Entries from August 19, 2007 - August 25, 2007
Merck's Litigation Tactics Are Hurting Plaintiffs
Merck & Company, the third-largest drug maker in the United States, is escaping liability for the adverse side effects that Vioxx caused thousands of patients. As published in The New York Times, Merck has forced every claim to be tried on a case-by-case basis, not allowing for plaintiffs to aggregate their claims. So far courts have agreed with Merck that because each plaintiff’s claim is based on a separate set of facts (specific to that particular plaintiff), the claims should not be aggregated. However, how fair is this to the plaintiffs?
Vioxx was withdrawn from the market in 2004 because it was found that patients who had taken the drug for 18 months or more were suffering heart attacks. Scientists say that over 20 million Americans have taken Vioxx and that approximately 100,000 have suffered heart attacks. Merck said “it had adequately warned patients and doctors of Vioxx’s heart risks an that it never knowingly endangered patients.” However, counsel for the drug maker, Theodore V.H. Mayer, partner at Hughes Hubbard & Reed contends that there is not one case yet that he has tried where Vioxx caused a heart attack, simply because they are a very common occurrence. If Merck admitted that Vioxx can cause heart attacks, then why is it’s counsel against settling the cases?
So far over 45,000 claims have been filed against Merck, but less than 20 cases have actually made it to a jury. Most of the cases are in the pretrial discovery phase where Merck’s lawyers are investigating into the amount of Vioxx taken by the plaintiffs, how long they took it for, when they suffered a heart attack, how close to suffering the heart attack were they taking the drug, etc. Many plaintiffs’ lawyers are discouraged from pursuing their claims against Merck because of a lack of sufficient evidence regarding the taking of the medicine and the suffering of the heart attack. So far Merck has won most of the cases that have gone to trial and the ones it lost it has appealed.
Merck’s tactics are discouraging to plaintiffs because most of them will never see their day in court. There are no settlement opportunities available to the plaintiffs and because of the sheer volume of cases, many of the plaintiffs will probably die before their case is heard. One attorney, Mr. Lanier, who represented Carol Ernst in a case against Merck in 2005, says, “Merck’s goal is to manipulate the legal system to deprive justice to tens of thousands of people whose cases can never be heard.” That seems to be just what Merck is doing. Even though Ernst won her case against Merck and was awarded $253.5 million, the drug maker appealed the ruling and had the damages lowered to $26.1 million.

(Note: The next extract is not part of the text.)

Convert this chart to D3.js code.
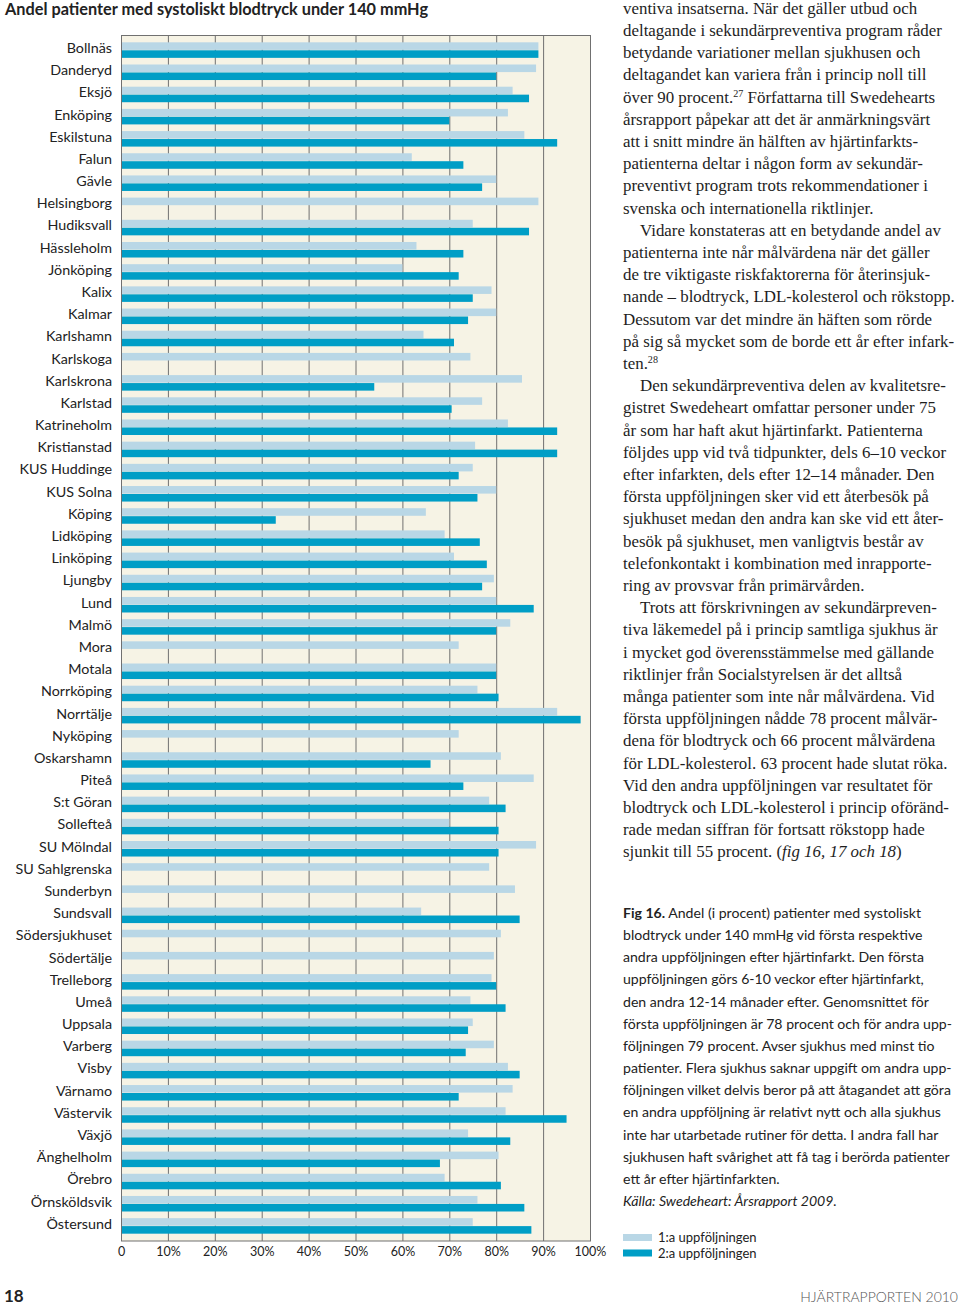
<!DOCTYPE html>
<html><head><meta charset="utf-8">
<script src="https://cdn.jsdelivr.net/npm/d3@7"></script>
<style>
html,body{margin:0;padding:0;background:#fff;}
svg{display:block;}
</style></head>
<body>
<svg id="page" width="960" height="1308"></svg>
<script>
const categories = ["Bollnäs","Danderyd","Eksjö","Enköping","Eskilstuna","Falun","Gävle","Helsingborg","Hudiksvall","Hässleholm","Jönköping","Kalix","Kalmar","Karlshamn","Karlskoga","Karlskrona","Karlstad","Katrineholm","Kristianstad","KUS Huddinge","KUS Solna","Köping","Lidköping","Linköping","Ljungby","Lund","Malmö","Mora","Motala","Norrköping","Norrtälje","Nyköping","Oskarshamn","Piteå","S:t Göran","Sollefteå","SU Mölndal","SU Sahlgrenska","Sunderbyn","Sundsvall","Södersjukhuset","Södertälje","Trelleborg","Umeå","Uppsala","Varberg","Visby","Värnamo","Västervik","Växjö","Änghelholm","Örebro","Örnsköldsvik","Östersund"];
const firstFollowUp = [89,88.5,83.5,82.5,86,62,80,89,75,63,60,79,80,64.5,74.5,85.5,77,82.5,75.5,75,80,65,69,71,79.5,80,83,72,80,76,93,72,81,88,78.5,70,88.5,78.5,84,64,81,79.5,79,74.5,75,79.5,82.5,83.5,82,74,80.5,69,76,75];
const secondFollowUp = [89,80,87,70,93,73,77,null,87,73,72,75,74,71,null,54,70.5,93,93,72,76,33,76.5,78,77,88,80,null,80,80.5,98,null,66,73,82,80.5,80.5,null,null,85,null,null,80,82,74,73.5,85,72,95,83,68,81,86,87.5];
const tickValues = [0,10,20,30,40,50,60,70,80,90,100];
const tickLabels = ["0","10%","20%","30%","40%","50%","60%","70%","80%","90%","100%"];
const seriesNames = ["1:a uppföljningen","2:a uppföljningen"];
const titleText = "Andel patienter med systoliskt blodtryck under 140 mmHg";

const bodyLines = [
 [0,"ventiva insatserna. När det gäller utbud och"],
 [0,"deltagande i sekundärpreventiva program råder"],
 [0,"betydande variationer mellan sjukhusen och"],
 [0,"deltagandet kan variera från i princip noll till"],
 [0,"över 90 procent.^27^ Författarna till Swedehearts"],
 [0,"årsrapport påpekar att det är anmärkningsvärt"],
 [0,"att i snitt mindre än hälften av hjärtinfarkts-"],
 [0,"patienterna deltar i någon form av sekundär-"],
 [0,"preventivt program trots rekommendationer i"],
 [0,"svenska och internationella riktlinjer."],
 [1,"Vidare konstateras att en betydande andel av"],
 [0,"patienterna inte når målvärdena när det gäller"],
 [0,"de tre viktigaste riskfaktorerna för återinsjuk-"],
 [0,"nande – blodtryck, LDL-kolesterol och rökstopp."],
 [0,"Dessutom var det mindre än häften som rörde"],
 [0,"på sig så mycket som de borde ett år efter infark-"],
 [0,"ten.^28^"],
 [1,"Den sekundärpreventiva delen av kvalitetsre-"],
 [0,"gistret Swedeheart omfattar personer under 75"],
 [0,"år som har haft akut hjärtinfarkt. Patienterna"],
 [0,"följdes upp vid två tidpunkter, dels 6–10 veckor"],
 [0,"efter infarkten, dels efter 12–14 månader. Den"],
 [0,"första uppföljningen sker vid ett återbesök på"],
 [0,"sjukhuset medan den andra kan ske vid ett åter-"],
 [0,"besök på sjukhuset, men vanligtvis består av"],
 [0,"telefonkontakt i kombination med inrapporte-"],
 [0,"ring av provsvar från primärvården."],
 [1,"Trots att förskrivningen av sekundärpreven-"],
 [0,"tiva läkemedel på i princip samtliga sjukhus är"],
 [0,"i mycket god överensstämmelse med gällande"],
 [0,"riktlinjer från Socialstyrelsen är det alltså"],
 [0,"många patienter som inte når målvärdena. Vid"],
 [0,"första uppföljningen nådde 78 procent målvär-"],
 [0,"dena för blodtryck och 66 procent målvärdena"],
 [0,"för LDL-kolesterol. 63 procent hade slutat röka."],
 [0,"Vid den andra uppföljningen var resultatet för"],
 [0,"blodtryck och LDL-kolesterol i princip oföränd-"],
 [0,"rade medan siffran för fortsatt rökstopp hade"],
 [0,"sjunkit till 55 procent. (*fig 16, 17 och 18*)"]
];
const captionLines = [
 "#Fig 16.# Andel (i procent) patienter med systoliskt",
 "blodtryck under 140 mmHg vid första respektive",
 "andra uppföljningen efter hjärtinfarkt. Den första",
 "uppföljningen görs 6-10 veckor efter hjärtinfarkt,",
 "den andra 12-14 månader efter. Genomsnittet för",
 "första uppföljningen är 78 procent och för andra upp-",
 "följningen 79 procent. Avser sjukhus med minst tio",
 "patienter. Flera sjukhus saknar uppgift om andra upp-",
 "följningen vilket delvis beror på att åtagandet att göra",
 "en andra uppföljning är relativt nytt och alla sjukhus",
 "inte har utarbetade rutiner för detta. I andra fall har",
 "sjukhusen haft svårighet att få tag i berörda patienter",
 "ett år efter hjärtinfarkten.",
 "*Källa: Swedeheart: Årsrapport 2009.*"
];

const svg = d3.select("#page");
const SANS = "Lato, 'Open Sans', sans-serif";
const SERIF = "'Liberation Serif', 'DejaVu Serif', serif";
const lightCol = "#b9d7e6", darkCol = "#009ec6", bgCol = "#f6f3e5", gridCol = "#707070";

// Title
svg.append("text").attr("x",5).attr("y",15).attr("font-family",SANS).attr("font-weight",700)
  .attr("font-size",16.3).attr("fill","#222").text(titleText);

// Chart
const plot = {left:121, right:590, top:35, bottom:1241};
const x = d3.scaleLinear().domain([0,100]).range([plot.left, plot.right]);
const y = d3.scaleBand().domain(categories).range([plot.top, plot.bottom]).paddingInner(0.3).paddingOuter(0.33);
const sub = d3.scaleBand().domain(["first","second"]).range([0, y.bandwidth()]).paddingInner(0.05);

const g = svg.append("g");
g.append("rect").attr("x",plot.left).attr("y",plot.top).attr("width",plot.right-plot.left)
  .attr("height",plot.bottom-plot.top).attr("fill",bgCol);
g.append("g").selectAll("line").data(tickValues).join("line")
  .attr("x1",d=>x(d)+0.5).attr("x2",d=>x(d)+0.5).attr("y1",plot.top).attr("y2",plot.bottom)
  .attr("stroke",gridCol).attr("stroke-width",1);

const rows = categories.map((c,i)=>({c, a:firstFollowUp[i], b:secondFollowUp[i]}));
g.append("g").selectAll("rect").data(rows).join("rect")
  .attr("x",x(0)).attr("y",d=>y(d.c)+sub("first")).attr("height",sub.bandwidth())
  .attr("width",d=>x(d.a)-x(0)).attr("fill",lightCol);
g.append("g").selectAll("rect").data(rows.filter(d=>d.b!=null)).join("rect")
  .attr("x",x(0)).attr("y",d=>y(d.c)+sub("second")).attr("height",sub.bandwidth())
  .attr("width",d=>x(d.b)-x(0)).attr("fill",darkCol);

// frame
g.append("rect").attr("x",plot.left+0.5).attr("y",plot.top+0.5).attr("width",plot.right-plot.left)
  .attr("height",plot.bottom-plot.top-0.5).attr("fill","none").attr("stroke",gridCol);

// axes
const xAxis = d3.axisBottom(x).tickValues(tickValues).tickFormat((d,i)=>tickLabels[i]).tickSize(0).tickPadding(6);
const xa = svg.append("g").attr("transform",`translate(0,${plot.bottom})`).call(xAxis);
xa.select(".domain").remove();
xa.selectAll("text").attr("font-family",SANS).attr("font-size",12.5).attr("fill","#222");

const yAxis = d3.axisLeft(y).tickSize(0).tickPadding(9);
const ya = svg.append("g").attr("transform",`translate(${plot.left},0)`).call(yAxis);
ya.select(".domain").remove();
ya.selectAll("text").attr("font-family",SANS).attr("font-size",14.3).attr("fill","#222").attr("dy","0.2em");

// Rich text helper
function richLine(sel, str, opts){
  const t = sel.append("text").attr("x",opts.x).attr("y",opts.y)
    .attr("font-family",opts.font).attr("font-size",opts.size).attr("fill",opts.fill||"#222");
  const parts = str.split(/(\^[^^]+\^|\*[^*]+\*|#[^#]+#)/).filter(s=>s.length);
  let sup=false;
  parts.forEach(p=>{
    if(p[0]==="^"){
      t.append("tspan").attr("dy",-6).attr("font-size",opts.size*0.6).text(p.slice(1,-1));
      sup=true;
    } else {
      const ts = t.append("tspan");
      if(sup){ ts.attr("dy",6); sup=false; }
      if(p[0]==="*") ts.attr("font-style","italic").text(p.slice(1,-1));
      else if(p[0]==="#") ts.attr("font-weight",700).text(p.slice(1,-1));
      else ts.text(p);
    }
  });
}

// Body text
const body = svg.append("g");
bodyLines.forEach((l,i)=>{
  richLine(body, l[1], {x:623 + (l[0]?17:0), y:13.8 + i*22.2, font:SERIF, size:16.9, fill:"#1e1e1e"});
});

// Caption
const cap = svg.append("g");
captionLines.forEach((l,i)=>{
  richLine(cap, l, {x:623, y:918 + i*22.15, font:SANS, size:14.1, fill:"#222"});
});

// Legend
const leg = svg.append("g").attr("transform","translate(623,1234)");
[lightCol,darkCol].forEach((c,i)=>{
  leg.append("rect").attr("x",0).attr("y",i*15.5).attr("width",29).attr("height",7).attr("fill",c);
  leg.append("text").attr("x",35).attr("y",i*15.5+8).attr("font-family",SANS).attr("font-size",13)
    .attr("fill","#222").text(seriesNames[i]);
});

// Footer
svg.append("text").attr("x",4).attr("y",1302).attr("font-family",SANS).attr("font-weight",700)
  .attr("font-size",17).attr("fill","#222").text("18");
svg.append("text").attr("x",958).attr("y",1302).attr("text-anchor","end").attr("font-family",SANS)
  .attr("font-weight",300).attr("font-size",14).attr("fill","#555").text("HJÄRTRAPPORTEN 2010");
</script>
</body></html>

In total, Merck has spent over $1 billion in the last three years in legal fees which, unfortunately enough for the plaintiffs, has seemed to help Merck out tremendously. Not only are the number of claims against Merck decreasing, but so too is the total amount of liability, down to $5 billion from a previously estimated $25 billion. The victims in this whole scheme are the plaintiffs who not only suffered adverse effects from taking Vioxx, but who—for the majority—will never get a chance to face Merck in court. For those few who might bring their case and win, such as Ernst, victory is bittersweet because it will be years before any compensation is even paid out (it is estimated that the earliest Ernst might see any compensation is in 2008).